Ann’s got this fiery independence, Jeff’s a bit of a dreamer, and Corey’s the intellectual who’s always one step away from losing it. It’s like Lost meets Jurassic Park, but with a ’70s Marvel twist. Wolfman’s ability to make you care about these people, even as they’re dodging velociraptors or alien tech, is what elevates Skull the Slayer from a quirky footnote to a cult classic.
Why It Got Cancelled (And Why That’s a Damn Shame)
The series wasn’t perfect. Let’s be real—its short eight-issue run shows why it fizzled out. Wolfman only wrote the first three issues before handing the reins to Steve Englehart and later Bill Mantlo, and you can feel the shift. The story starts to lose focus, jumping from one crazy idea to the next without the tight cohesion Wolfman brought. By issue #8, with Skull caught up in an Incan city under attack by time-displaced warriors, it’s clear the series was struggling to find its footing.

Marvel was chasing trends in the ’70s—dinosaurs were hot after The Land That Time Forgot, and the Bermuda Triangle was a pop-culture obsession—but Skull the Slayer never quite found its audience. It was too weird for the superhero crowd, too grounded for the pulp fans. Still, those eight issues are a testament to Wolfman’s fearless creativity.
The Marvel Two-In-One Finale: A Rushed but Fitting End
Wolfman came back to give Skull a proper send-off in Marvel Two-In-One #35-36, teaming him up with the Thing and Mr. Fantastic. It’s a bittersweet coda, with footnotes glossing over massive plot gaps and a rushed resolution that screams “we canceled this, but here’s an ending anyway.” Yet even that feels fitting for a series this chaotic. Skull and his crew escape the prehistoric world, but it’s not a clean victory.
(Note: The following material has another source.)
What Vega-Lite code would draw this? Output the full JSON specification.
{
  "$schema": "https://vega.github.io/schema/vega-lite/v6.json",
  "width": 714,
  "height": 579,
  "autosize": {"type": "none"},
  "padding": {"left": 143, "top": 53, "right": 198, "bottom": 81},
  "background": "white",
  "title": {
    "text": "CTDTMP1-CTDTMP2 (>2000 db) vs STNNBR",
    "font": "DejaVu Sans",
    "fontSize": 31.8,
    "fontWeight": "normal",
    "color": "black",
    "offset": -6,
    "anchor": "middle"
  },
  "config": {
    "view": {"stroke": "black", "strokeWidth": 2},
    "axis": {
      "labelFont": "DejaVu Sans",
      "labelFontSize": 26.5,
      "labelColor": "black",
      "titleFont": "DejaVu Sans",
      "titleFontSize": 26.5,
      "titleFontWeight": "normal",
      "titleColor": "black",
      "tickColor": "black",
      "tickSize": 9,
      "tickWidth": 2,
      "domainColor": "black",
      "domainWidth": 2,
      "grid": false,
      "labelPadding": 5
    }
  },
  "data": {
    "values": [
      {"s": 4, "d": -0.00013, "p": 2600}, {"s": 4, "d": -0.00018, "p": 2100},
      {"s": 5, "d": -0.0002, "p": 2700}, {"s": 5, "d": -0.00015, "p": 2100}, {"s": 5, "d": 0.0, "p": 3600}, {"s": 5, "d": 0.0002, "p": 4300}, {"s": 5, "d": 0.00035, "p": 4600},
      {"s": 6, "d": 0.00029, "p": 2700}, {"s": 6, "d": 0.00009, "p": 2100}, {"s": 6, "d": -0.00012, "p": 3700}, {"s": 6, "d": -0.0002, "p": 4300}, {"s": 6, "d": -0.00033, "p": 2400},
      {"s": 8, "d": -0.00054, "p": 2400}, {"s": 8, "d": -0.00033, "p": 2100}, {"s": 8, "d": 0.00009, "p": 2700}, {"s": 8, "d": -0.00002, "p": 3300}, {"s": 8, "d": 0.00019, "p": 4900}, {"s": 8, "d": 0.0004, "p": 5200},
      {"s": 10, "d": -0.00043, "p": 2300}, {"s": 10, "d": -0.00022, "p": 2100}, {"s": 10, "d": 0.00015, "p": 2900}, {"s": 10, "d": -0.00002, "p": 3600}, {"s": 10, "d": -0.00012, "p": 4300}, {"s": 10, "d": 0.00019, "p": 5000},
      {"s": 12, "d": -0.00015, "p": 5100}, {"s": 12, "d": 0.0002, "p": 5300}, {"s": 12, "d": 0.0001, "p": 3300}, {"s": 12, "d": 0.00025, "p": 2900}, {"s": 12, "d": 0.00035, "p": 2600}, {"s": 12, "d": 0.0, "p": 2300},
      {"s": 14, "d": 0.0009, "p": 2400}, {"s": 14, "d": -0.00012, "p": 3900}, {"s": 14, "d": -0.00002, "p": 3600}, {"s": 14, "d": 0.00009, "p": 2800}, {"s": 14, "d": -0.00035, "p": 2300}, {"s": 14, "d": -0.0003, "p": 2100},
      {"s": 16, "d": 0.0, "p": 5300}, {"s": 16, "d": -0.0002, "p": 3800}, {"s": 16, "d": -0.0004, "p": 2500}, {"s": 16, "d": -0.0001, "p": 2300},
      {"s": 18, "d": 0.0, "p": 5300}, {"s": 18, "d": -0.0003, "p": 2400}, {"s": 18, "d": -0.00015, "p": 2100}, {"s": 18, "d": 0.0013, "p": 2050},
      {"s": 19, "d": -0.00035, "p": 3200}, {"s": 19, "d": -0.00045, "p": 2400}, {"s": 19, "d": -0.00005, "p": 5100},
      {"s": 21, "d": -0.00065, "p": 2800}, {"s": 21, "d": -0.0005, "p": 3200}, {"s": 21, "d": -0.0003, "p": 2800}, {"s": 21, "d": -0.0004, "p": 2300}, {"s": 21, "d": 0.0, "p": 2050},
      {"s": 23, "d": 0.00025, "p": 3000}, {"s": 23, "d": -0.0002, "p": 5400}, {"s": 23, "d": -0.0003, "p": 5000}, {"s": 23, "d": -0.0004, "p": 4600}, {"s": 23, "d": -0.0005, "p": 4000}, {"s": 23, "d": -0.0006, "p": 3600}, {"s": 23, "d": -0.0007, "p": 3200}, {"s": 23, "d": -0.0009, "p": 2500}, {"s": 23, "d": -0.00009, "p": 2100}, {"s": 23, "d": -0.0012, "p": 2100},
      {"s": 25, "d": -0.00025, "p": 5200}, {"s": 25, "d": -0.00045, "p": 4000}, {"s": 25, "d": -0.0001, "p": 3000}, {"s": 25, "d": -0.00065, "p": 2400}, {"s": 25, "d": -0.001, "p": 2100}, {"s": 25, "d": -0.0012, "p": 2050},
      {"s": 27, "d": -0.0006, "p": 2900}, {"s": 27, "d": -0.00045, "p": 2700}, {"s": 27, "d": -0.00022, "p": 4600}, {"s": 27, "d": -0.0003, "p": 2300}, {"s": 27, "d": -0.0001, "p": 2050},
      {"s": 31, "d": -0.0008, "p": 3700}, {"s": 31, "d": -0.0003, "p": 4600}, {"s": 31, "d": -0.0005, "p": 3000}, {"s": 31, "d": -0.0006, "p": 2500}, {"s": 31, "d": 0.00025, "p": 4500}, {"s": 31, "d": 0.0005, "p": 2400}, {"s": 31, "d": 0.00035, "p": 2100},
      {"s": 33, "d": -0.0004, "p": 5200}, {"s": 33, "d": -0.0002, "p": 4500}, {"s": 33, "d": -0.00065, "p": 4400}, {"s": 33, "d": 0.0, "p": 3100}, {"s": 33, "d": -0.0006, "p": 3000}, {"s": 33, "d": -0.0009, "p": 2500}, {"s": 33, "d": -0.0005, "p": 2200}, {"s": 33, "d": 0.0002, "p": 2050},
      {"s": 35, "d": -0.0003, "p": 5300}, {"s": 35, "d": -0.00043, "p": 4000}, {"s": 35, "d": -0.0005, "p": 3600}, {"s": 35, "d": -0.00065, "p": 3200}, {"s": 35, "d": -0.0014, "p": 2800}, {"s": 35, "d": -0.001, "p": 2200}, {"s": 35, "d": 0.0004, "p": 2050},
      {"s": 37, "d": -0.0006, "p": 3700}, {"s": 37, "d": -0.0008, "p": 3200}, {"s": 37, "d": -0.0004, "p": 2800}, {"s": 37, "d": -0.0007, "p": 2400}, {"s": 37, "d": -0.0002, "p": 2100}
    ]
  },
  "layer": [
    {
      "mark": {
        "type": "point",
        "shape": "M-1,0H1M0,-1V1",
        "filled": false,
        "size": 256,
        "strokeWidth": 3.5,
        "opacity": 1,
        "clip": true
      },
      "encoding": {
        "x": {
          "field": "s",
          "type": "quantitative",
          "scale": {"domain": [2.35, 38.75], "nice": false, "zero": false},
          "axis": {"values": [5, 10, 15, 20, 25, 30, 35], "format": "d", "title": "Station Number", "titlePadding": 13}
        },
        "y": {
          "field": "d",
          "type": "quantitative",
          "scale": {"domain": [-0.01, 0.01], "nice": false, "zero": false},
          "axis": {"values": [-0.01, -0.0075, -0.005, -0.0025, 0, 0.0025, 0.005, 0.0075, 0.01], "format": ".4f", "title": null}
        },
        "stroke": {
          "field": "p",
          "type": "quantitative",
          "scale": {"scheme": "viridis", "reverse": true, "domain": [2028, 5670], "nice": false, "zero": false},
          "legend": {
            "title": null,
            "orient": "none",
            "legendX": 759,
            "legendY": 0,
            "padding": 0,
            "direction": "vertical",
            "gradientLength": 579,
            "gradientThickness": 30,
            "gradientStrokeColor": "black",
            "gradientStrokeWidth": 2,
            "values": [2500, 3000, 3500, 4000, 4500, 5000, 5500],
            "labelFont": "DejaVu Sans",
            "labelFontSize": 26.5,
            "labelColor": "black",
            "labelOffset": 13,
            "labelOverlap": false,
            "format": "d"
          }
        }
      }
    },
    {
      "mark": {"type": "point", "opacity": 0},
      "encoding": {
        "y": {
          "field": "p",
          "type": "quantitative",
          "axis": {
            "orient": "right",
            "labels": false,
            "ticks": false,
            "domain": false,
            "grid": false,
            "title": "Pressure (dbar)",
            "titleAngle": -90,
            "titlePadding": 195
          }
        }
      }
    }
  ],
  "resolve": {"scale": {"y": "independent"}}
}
They’ve been through hell, and Wolfman makes sure you feel the weight of it. Ernie Chan’s dinosaurs in those issues are a visual treat, too—massive, toothy beasts that leap off the page.


What Could Have Been
Looking back, I can’t help but wonder what could’ve been if Wolfman had stayed on longer. He’s talked about his original pitch involving an entire Manhattan office building getting zapped to the dinosaur age, which sounds like something straight out of 2000 AD. That kind of ambition is what makes Skull the Slayer so special. Wolfman wasn’t afraid to swing for the fences, to take a broken-down vet and throw him into a world where time itself is the enemy.
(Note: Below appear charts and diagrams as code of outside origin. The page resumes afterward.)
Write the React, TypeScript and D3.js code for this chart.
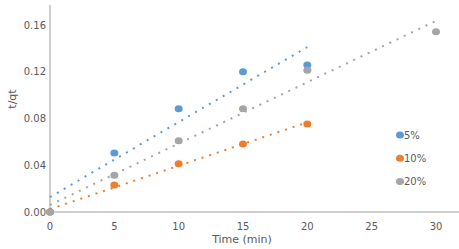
import React from "react";
import * as d3 from "d3";

const seriesNames = ["5%", "10%", "20%"];
const colors = ["#5B9BD5", "#ED7D31", "#A5A5A5"];
const times5 = [0, 5, 10, 15, 20];
const values5 = [0, 0.0505, 0.0884, 0.1200, 0.1258];
const times10 = [0, 5, 10, 15, 20];
const values10 = [0, 0.0231, 0.0413, 0.0582, 0.0753];
const times20 = [0, 5, 10, 15, 20, 30];
const values20 = [0, 0.0314, 0.0610, 0.0884, 0.1212, 0.1543];
const xTicks = [0, 5, 10, 15, 20, 25, 30];
const yTicks = [0, 0.04, 0.08, 0.12, 0.16];

const W = 459;
const H = 249;
const FONT = "DejaVu Sans, sans-serif";

function fit(xs: number[], ys: number[]) {
  const mx = d3.mean(xs)!;
  const my = d3.mean(ys)!;
  let sxy = 0, sxx = 0;
  xs.forEach((x, i) => {
    sxy += (x - mx) * (ys[i] - my);
    sxx += (x - mx) * (x - mx);
  });
  const slope = sxy / sxx;
  return { slope, intercept: my - slope * mx };
}

export default function App() {
  const x = d3.scaleLinear().domain([0, 30]).range([50, 436]);
  const y = d3.scaleLinear().domain([0, 0.16]).range([212, 25]);
  const series = [
    { name: seriesNames[0], xs: times5, ys: values5, color: colors[0] },
    { name: seriesNames[1], xs: times10, ys: values10, color: colors[1] },
    { name: seriesNames[2], xs: times20, ys: values20, color: colors[2] },
  ];
  const line = d3
    .line<[number, number]>()
    .x((d) => x(d[0]))
    .y((d) => y(d[1]));

  return (
    <svg width={W} height={H} style={{ position: "absolute", left: 0, top: 0, background: "#fff" }}>
      {/* axes */}
      <line x1={x(0)} x2={x(0)} y1={5} y2={y(0)} stroke="#BFBFBF" strokeWidth={1.5} />
      <line x1={x(0)} x2={W} y1={y(0)} y2={y(0)} stroke="#BFBFBF" strokeWidth={1.5} />
      {yTicks.map((t) => (
        <text key={t} x={46} y={y(t)} dy="0.35em" textAnchor="end" fontFamily={FONT} fontSize={10} fill="#595959">
          {d3.format(".2f")(t)}
        </text>
      ))}
      {xTicks.map((t) => (
        <text key={t} x={x(t)} y={230} textAnchor="middle" fontFamily={FONT} fontSize={10} fill="#595959">
          {t}
        </text>
      ))}
      <text x={242} y={243} textAnchor="middle" fontFamily={FONT} fontSize={11} fill="#595959">
        Time (min)
      </text>
      <text transform="translate(16,99) rotate(-90)" textAnchor="middle" fontFamily={FONT} fontSize={11} fill="#595959">
        t/qt
      </text>
      {/* trendlines */}
      {series.map((s) => {
        const f = fit(s.xs, s.ys);
        const x0 = d3.min(s.xs)!;
        const x1 = d3.max(s.xs)!;
        const pts: [number, number][] = [
          [x0, f.intercept + f.slope * x0],
          [x1, f.intercept + f.slope * x1],
        ];
        return (
          <path key={"t" + s.name} d={line(pts)!} stroke={s.color} strokeWidth={2} strokeDasharray="2 6" fill="none" />
        );
      })}
      {/* markers */}
      {series.map((s) =>
        s.xs.map((t, i) => (
          <ellipse key={s.name + i} cx={x(t)} cy={y(s.ys[i])} rx={4} ry={3.5} fill={s.color} />
        ))
      )}
      {/* legend */}
      {series.map((s, i) => (
        <g key={"l" + s.name} transform={`translate(400,${135 + i * 23.3})`}>
          <ellipse cx={0} cy={0} rx={4} ry={3.5} fill={s.color} />
          <text x={4} y={0} dy="0.35em" fontFamily={FONT} fontSize={10} fill="#595959">
            {s.name}
          </text>
        </g>
      ))}
    </svg>
  );
}
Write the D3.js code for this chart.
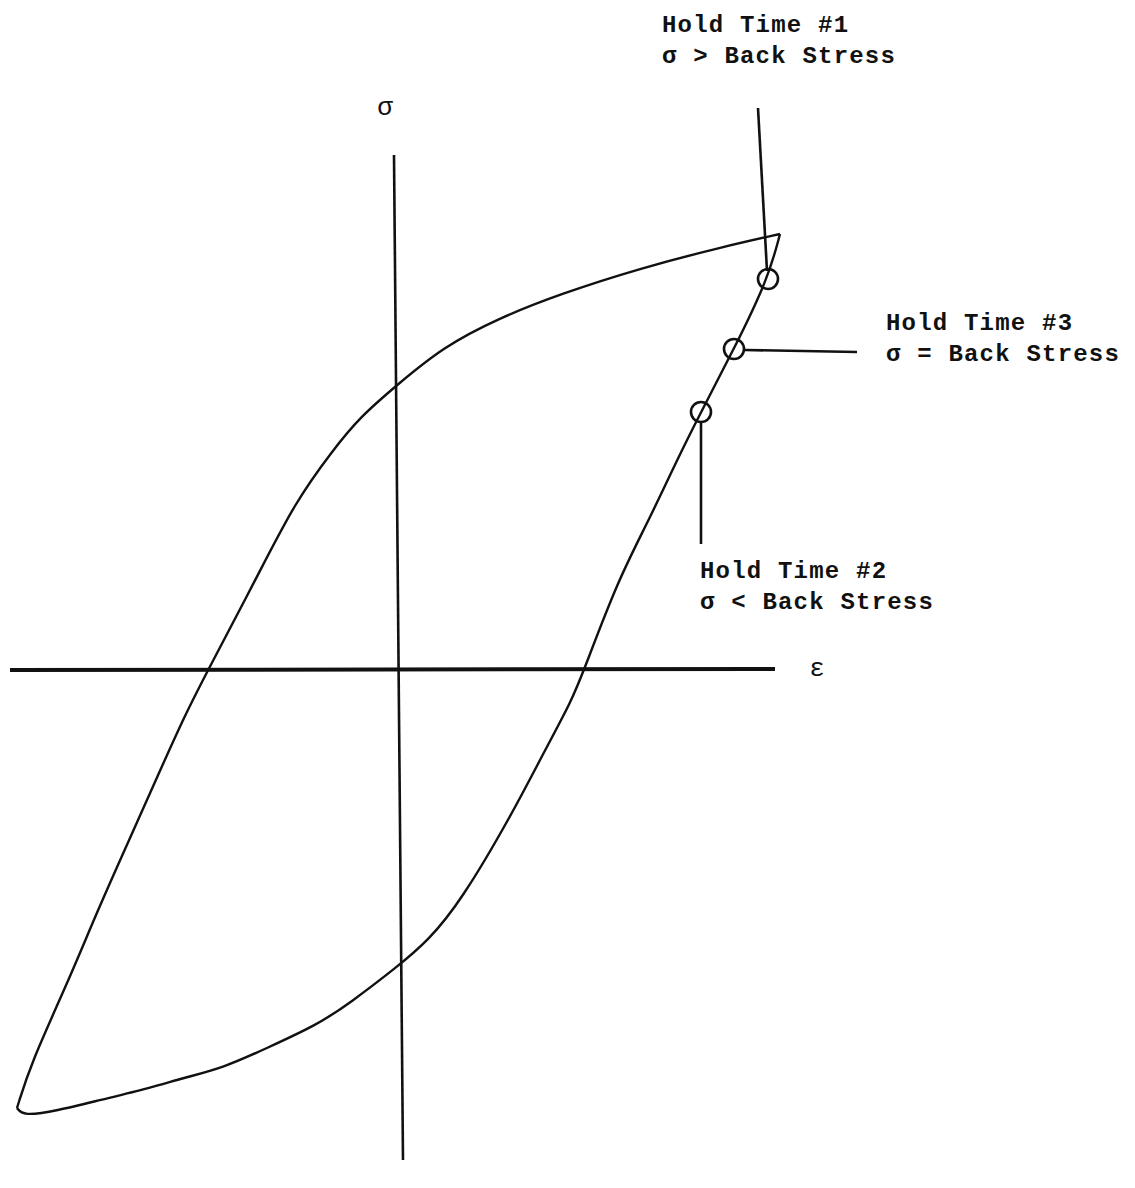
<html>
<head>
  <script src="https://cdn.jsdelivr.net/npm/d3@7"></script>
  <style>
    body { margin: 0; background: #fff; }
    text { font-family: "Liberation Mono", "Courier New", monospace; fill: #111; }
  </style>
</head>
<body>
<div id="content"></div>
<script>
  // strain / stress in arbitrary units, origin at the axes crossing
  const loading = [
    [-3.80, -4.38], [-3.66, -3.93], [-3.29, -3.12], [-3.00, -2.42], [-2.71, -1.77],
    [-2.38, -1.03], [-2.13, -0.47], [-1.89, 0.00], [-1.42, 0.89], [-1.02, 1.68],
    [-0.64, 2.20], [-0.37, 2.53], [0.00, 2.85], [0.46, 3.23], [1.02, 3.52],
    [1.63, 3.76], [2.44, 4.02], [3.25, 4.23], [3.83, 4.36]
  ];
  const unloading = [
    [3.83, 4.36], [3.71, 3.91], [3.37, 3.21], [3.04, 2.58], [2.80, 2.10],
    [2.52, 1.50], [2.21, 0.90], [1.87, 0.00], [1.75, -0.30], [1.47, -0.82],
    [1.14, -1.46], [0.64, -2.31], [0.31, -2.71], [0.00, -2.97], [-0.47, -3.33],
    [-0.80, -3.55], [-1.30, -3.78], [-1.74, -3.98], [-2.14, -4.08], [-2.47, -4.18],
    [-2.97, -4.30], [-3.41, -4.41], [-3.74, -4.46], [-3.80, -4.38]
  ];
  const epsAxis = [[-3.87, 0.00], [3.78, 0.01]];
  const sigAxis = [[-0.03, 5.15], [0.06, -4.90]];

  const holdNames = ["Hold Time #1", "Hold Time #3", "Hold Time #2"];
  const holdConds = ["σ > Back Stress", "σ = Back Stress", "σ < Back Stress"];
  const holdPoints = [[3.71, 3.91], [3.37, 3.21], [3.04, 2.58]];
  const holdLeaders = [
    [[3.61, 5.62], [3.70, 3.99]],
    [[3.48, 3.20], [4.60, 3.18]],
    [[3.04, 2.48], [3.04, 1.26]]
  ];
  const holdLabelAt = [[2.65, 6.38], [4.89, 3.40], [3.03, 0.92]];

  const width = 1135, height = 1188;

  const x = d3.scaleLinear().domain([-3.87, 3.78]).range([10, 775]);
  const y = d3.scaleLinear().domain([-4.90, 5.15]).range([1160, 155]);

  const svg = d3.select("#content").append("svg")
    .attr("width", width)
    .attr("height", height);

  const line = d3.line().x(d => x(d[0])).y(d => y(d[1]));
  const curve = d3.line().curve(d3.curveBasis).x(d => x(d[0])).y(d => y(d[1]));

  // axes
  svg.append("path").attr("d", line(epsAxis))
    .attr("stroke", "#111").attr("stroke-width", 4).attr("fill", "none");
  svg.append("path").attr("d", line(sigAxis))
    .attr("stroke", "#111").attr("stroke-width", 2.6).attr("fill", "none");

  svg.append("text")
    .attr("x", x(-0.12)).attr("y", y(5.55))
    .attr("text-anchor", "middle")
    .attr("font-size", 26)
    .text("σ");
  svg.append("text")
    .attr("x", x(4.20)).attr("y", y(-0.06))
    .attr("text-anchor", "middle")
    .attr("font-size", 26)
    .text("ε");

  // hysteresis loop
  svg.append("g")
    .attr("fill", "none")
    .attr("stroke", "#111")
    .attr("stroke-width", 2.4)
    .attr("stroke-linejoin", "round")
    .selectAll("path")
    .data([loading, unloading])
    .join("path")
    .attr("d", curve);

  // leaders
  svg.append("g")
    .attr("stroke", "#111")
    .attr("stroke-width", 2.6)
    .selectAll("path")
    .data(holdLeaders)
    .join("path")
    .attr("d", line);

  // hold time markers
  svg.append("g")
    .attr("fill", "none")
    .attr("stroke", "#111")
    .attr("stroke-width", 2.6)
    .selectAll("circle")
    .data(holdPoints)
    .join("circle")
    .attr("cx", d => x(d[0]))
    .attr("cy", d => y(d[1]))
    .attr("r", 10);

  // labels
  const lab = svg.append("g")
    .attr("font-size", 24)
    .attr("font-weight", "bold")
    .attr("letter-spacing", 1.2)
    .selectAll("text")
    .data(holdLabelAt)
    .join("text")
    .attr("x", d => x(d[0]))
    .attr("y", d => y(d[1]));
  lab.append("tspan").text((d, i) => holdNames[i]);
  lab.append("tspan")
    .attr("x", d => x(d[0]))
    .attr("dy", 31)
    .text((d, i) => holdConds[i]);
</script>
</body>
</html>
It’s the same fearless energy he brought to Tomb of Dracula (where he co-created Blade) and later to The New Teen Titans and Crisis on Infinite Earths. The guy’s a legend for a reason—he knows how to make the absurd feel human.
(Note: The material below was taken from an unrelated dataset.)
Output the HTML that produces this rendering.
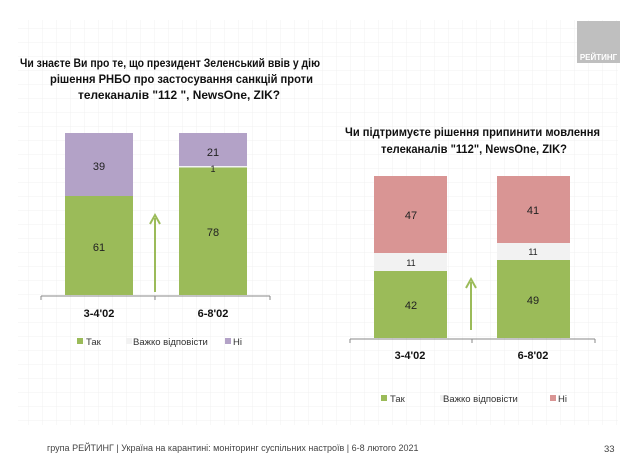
<!DOCTYPE html>
<html><head><meta charset="utf-8"><style>
body{margin:0;width:638px;height:456px;overflow:hidden;background:#fff;font-family:"Liberation Sans",sans-serif;}
svg text{font-family:"Liberation Sans",sans-serif;}
</style></head><body>
<svg width="638" height="456" xmlns="http://www.w3.org/2000/svg">
<defs><pattern id="g" width="14" height="14" patternUnits="userSpaceOnUse"><path d="M14 0H0V14" fill="none" stroke="#f0f0f0" stroke-width="1"/></pattern></defs>
<rect x="18" y="20" width="600" height="405" fill="url(#g)"/>
<rect x="577" y="21" width="43" height="42" fill="#bfbfbf"/>
<text x="598.5" y="60" font-size="8" font-weight="bold" fill="#fff" text-anchor="middle">РЕЙТИНГ</text>
<g font-weight="bold" font-size="12" fill="#111">
<text x="20" y="67" textLength="300" lengthAdjust="spacingAndGlyphs">Чи знаєте Ви про те, що президент Зеленський ввів у дію</text>
<text x="50" y="83" textLength="263" lengthAdjust="spacingAndGlyphs">рішення РНБО про застосування санкцій проти</text>
<text x="78" y="99" textLength="202" lengthAdjust="spacingAndGlyphs">телеканалів "112 ", NewsOne, ZIK?</text>
<text x="345" y="136" textLength="255" lengthAdjust="spacingAndGlyphs">Чи підтримуєте рішення припинити мовлення</text>
<text x="381" y="153" textLength="186" lengthAdjust="spacingAndGlyphs">телеканалів "112", NewsOne, ZIK?</text>
</g>
<!-- left chart -->
<rect x="65" y="133" width="68" height="63" fill="#b3a2c7"/>
<rect x="65" y="196" width="68" height="99" fill="#9bbb59"/>
<rect x="179" y="133" width="68" height="33" fill="#b3a2c7"/>
<rect x="179" y="166" width="68" height="1.5" fill="#f2f2f2"/>
<rect x="179" y="167.5" width="68" height="127.5" fill="#9bbb59"/>
<path d="M41 296H270M41 296v4M155 296v4M270 296v4" stroke="#888" fill="none"/>
<path d="M155 292V218" stroke="#9bbb59" stroke-width="2"/>
<path d="M150 224L155 215L160 224" stroke="#9bbb59" stroke-width="2" fill="none"/>
<!-- right chart -->
<rect x="374" y="176" width="73" height="77" fill="#d99594"/>
<rect x="374" y="253" width="73" height="18" fill="#f2f2f2"/>
<rect x="374" y="271" width="73" height="67" fill="#9bbb59"/>
<rect x="497" y="176" width="73" height="67" fill="#d99594"/>
<rect x="497" y="243" width="73" height="17" fill="#f2f2f2"/>
<rect x="497" y="260" width="73" height="78" fill="#9bbb59"/>
<path d="M350 339H595M350 339v4M472 339v4M595 339v4" stroke="#888" fill="none"/>
<path d="M471 330V282" stroke="#9bbb59" stroke-width="2"/>
<path d="M466 288L471 279L476 288" stroke="#9bbb59" stroke-width="2" fill="none"/>
<g font-size="11" text-anchor="middle" fill="#222">
<text x="99" y="170">39</text><text x="99" y="251">61</text>
<text x="213" y="156">21</text><text x="213" y="172" font-size="9">1</text><text x="213" y="236">78</text>
<text x="411" y="219">47</text><text x="411" y="266" font-size="9">11</text><text x="411" y="309">42</text>
<text x="533" y="214">41</text><text x="533" y="255" font-size="9">11</text><text x="533" y="304">49</text>
</g>
<g font-size="11" font-weight="bold" text-anchor="middle" fill="#111">
<text x="99" y="317">3-4'02</text><text x="213" y="317">6-8'02</text>
<text x="410" y="359">3-4'02</text><text x="533" y="359">6-8'02</text>
</g>
<!-- legends -->
<g font-size="9.5" fill="#333">
<rect x="77" y="338" width="6" height="6" fill="#9bbb59"/><text x="86" y="345">Так</text>
<rect x="126" y="338" width="6" height="6" fill="#f2f2f2"/><text x="133" y="345">Важко відповісти</text>
<rect x="225" y="338" width="6" height="6" fill="#b3a2c7"/><text x="233" y="345">Ні</text>
<rect x="381" y="395" width="6" height="6" fill="#9bbb59"/><text x="390" y="402">Так</text>
<rect x="440" y="395" width="6" height="6" fill="#f2f2f2"/><text x="443" y="402">Важко відповісти</text>
<rect x="550" y="395" width="6" height="6" fill="#d99594"/><text x="558" y="402">Ні</text>
</g>
<text x="47" y="451" font-size="9" fill="#444">група РЕЙТИНГ | Україна на карантині: моніторинг суспільних настроїв | 6-8 лютого 2021</text>
<text x="604" y="452" font-size="9.5" fill="#444">33</text>
</svg>
</body></html>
Why Skull the Slayer Still Matters
Skull the Slayer is the kind of comic I keep coming back to, not just for the nostalgia but for the sheer audacity of it. It’s a time capsule of a weirder, wilder Marvel, where a Vietnam vet could punch dinosaurs and battle time-traveling demons without anyone batting an eye. Marv Wolfman’s writing is the glue that holds it all together—gritty, emotional, and completely nuts in the best way possible.=
If you’ve never read it, track down the trade paperback or dig through the back issue bins. It’s a trip worth taking. And if you’re like me, you’ll find yourself grinning at the glorious chaos of it all, wishing Marvel would take a chance on something this unapologetically weird again.